Billions of dollars in tax revenues are forfeited by the public so that foundations and donor-advised funds can use that money to benefit society. With 95 percent of those assets often invested with no regard toward public benefit or mission, it’s time for donors to seriously consider the impact of their investments and create the public benefit they exist for from the engine of their assets, rather than just the fumes.

Philanthropic capital, already committed to making a difference in the world, should be holistically examined to make sure that it is not defeating the donor’s mission and is actually advancing the causes that inspired the donor to give in the first place. Ask the manager of your philanthropic capital, “Where is my money spending the night?” Ask yourself deeper questions about the social impact of those investments. You may be surprised at the answers.

On business giving

Reputable studies document the positive impact of coherent philanthropy on corporate profitability. Especially among up-and-coming millennials, such efforts enhance employee recruitment, retention, productivity and engagement.

Externally, coherent corporate philanthropy improves customer attraction and loyalty, reputation (with regulators and others), brand awareness, risk management and overall community image – increasing sales and supporting a company’s social license to operate.

In today’s highly competitive environment, corporate philanthropy must be much more than random acts of kindness. Rather, it must be treated as a critical element of business success — helping companies achieve the highly valued triple-bottom-line that benefits people, improves the planet and enhances profit.

On the meaning of philanthropy

The term “philanthropy” is a combination of two ancient Greek words: “philos” meaning “love” in the sense of caring for, nourishing, developing and enhancing; and “anthropos” meaning ‘human being’ in the sense of our common humanity. A philanthropist is a person who expresses love of humanity through charitable efforts.

Philanthropy is inherently optimistic, reflecting the deeply held belief that we can have a positive impact on the lives of others as well as on stubborn societal issues. Through philanthropy, individuals can make a difference, promote change and improve their communities.
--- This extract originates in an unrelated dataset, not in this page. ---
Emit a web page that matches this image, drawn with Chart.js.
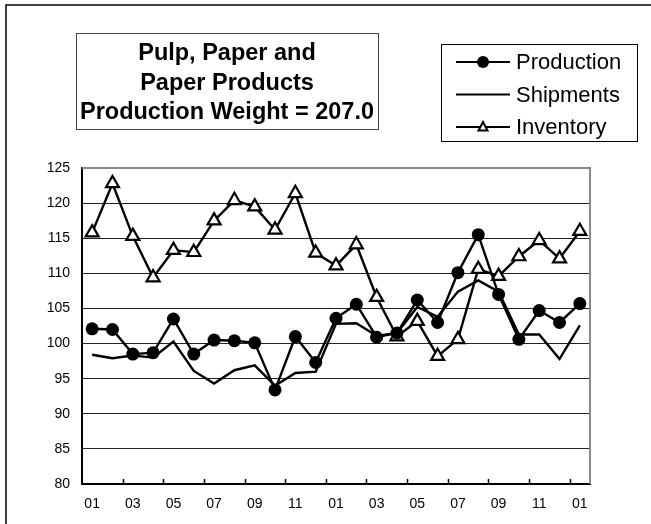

In disheartening and divisive times, philanthropy offers hope for the future as well as an opportunity for people who have political and philosophical differences to work together to successfully address pressing problems.

“It is one of the beautiful compensations of life,” Ralph Waldo Emerson said, “that no man can sincerely help another without helping himself.” Although philanthropy usually goes hand-in-hand with altruism, new evidence indicates that the giving of one’s time or treasure makes the world a better place for both giver and recipient. “One thing I know,” Albert Schweitzer said, “is that the only ones among you who will be really happy are those who will have sought and found how to serve.”

When setting philanthropic goals, donors should look through two lenses. The external lens helps us answer the question, “What are we hoping to accomplish for our community, country or world?” The internal lens helps us answer, “What am I hoping to achieve for my family, business or self by donating hard-earned money and precious time to charity?” Both questions are important.

Many donors adopt the “peanut butter” approach to giving — spreading their charity thinly across a wide variety of nonprofits. Donors and beneficiaries alike benefit when donors focus deeply on a smaller number of carefully selected key issues or causes. By going deep, not wide, donors can advance their philanthropy from transactional to transformational.

Last, but perhaps first in importance, from my very first column: Philanthropy is like love. The more you make it a cornerstone of your life, the more you find the joy, meaning and satisfaction in living.

As I start working on my next 100 columns, I want to thank my readers for their ongoing interest in and support for philanthropy. Your readership and input are invaluable.